▶ **EXERCISE TASK**:
Exactly retype the lines from the top of the data through the line containing "t_end = 300", leaving out every picture.

=== DATA LINES ===

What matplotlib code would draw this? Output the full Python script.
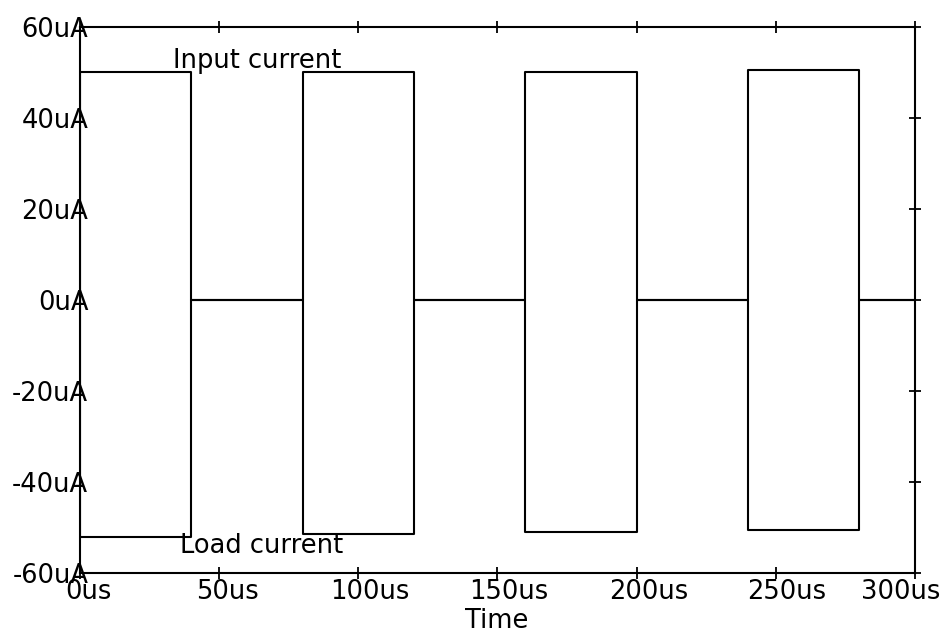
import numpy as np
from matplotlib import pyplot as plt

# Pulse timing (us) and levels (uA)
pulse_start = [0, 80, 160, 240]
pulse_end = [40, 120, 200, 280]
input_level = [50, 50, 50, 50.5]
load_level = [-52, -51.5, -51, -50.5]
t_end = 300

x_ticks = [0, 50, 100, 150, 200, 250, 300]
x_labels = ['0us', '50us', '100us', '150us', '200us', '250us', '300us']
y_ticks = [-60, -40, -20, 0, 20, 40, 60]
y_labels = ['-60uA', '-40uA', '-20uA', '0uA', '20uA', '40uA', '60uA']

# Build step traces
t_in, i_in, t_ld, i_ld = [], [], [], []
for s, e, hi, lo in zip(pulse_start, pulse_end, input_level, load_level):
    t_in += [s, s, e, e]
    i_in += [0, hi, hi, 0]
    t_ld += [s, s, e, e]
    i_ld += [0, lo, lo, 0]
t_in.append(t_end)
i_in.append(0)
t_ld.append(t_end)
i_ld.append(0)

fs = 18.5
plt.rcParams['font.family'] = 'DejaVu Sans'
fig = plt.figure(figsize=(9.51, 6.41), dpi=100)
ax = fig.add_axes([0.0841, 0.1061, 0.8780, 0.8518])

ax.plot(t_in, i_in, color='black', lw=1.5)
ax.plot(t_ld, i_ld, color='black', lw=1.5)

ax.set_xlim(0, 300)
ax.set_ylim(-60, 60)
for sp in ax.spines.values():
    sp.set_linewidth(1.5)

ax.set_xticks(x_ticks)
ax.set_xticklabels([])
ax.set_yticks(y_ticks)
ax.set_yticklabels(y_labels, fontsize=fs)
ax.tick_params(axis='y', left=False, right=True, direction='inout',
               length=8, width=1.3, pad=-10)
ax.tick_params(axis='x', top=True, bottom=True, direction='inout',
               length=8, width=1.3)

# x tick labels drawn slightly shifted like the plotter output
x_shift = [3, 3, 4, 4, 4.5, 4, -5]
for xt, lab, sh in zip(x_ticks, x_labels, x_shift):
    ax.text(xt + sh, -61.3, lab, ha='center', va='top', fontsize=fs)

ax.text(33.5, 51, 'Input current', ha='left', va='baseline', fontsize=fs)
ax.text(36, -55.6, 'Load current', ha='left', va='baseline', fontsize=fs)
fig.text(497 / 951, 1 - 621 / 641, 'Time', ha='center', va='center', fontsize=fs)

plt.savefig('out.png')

===

▶ **CORRECT RESPONSE**:
What matplotlib code would draw this? Output the full Python script.
import numpy as np
from matplotlib import pyplot as plt

# Pulse timing (us) and levels (uA)
pulse_start = [0, 80, 160, 240]
pulse_end = [40, 120, 200, 280]
input_level = [50, 50, 50, 50.5]
load_level = [-52, -51.5, -51, -50.5]
t_end = 300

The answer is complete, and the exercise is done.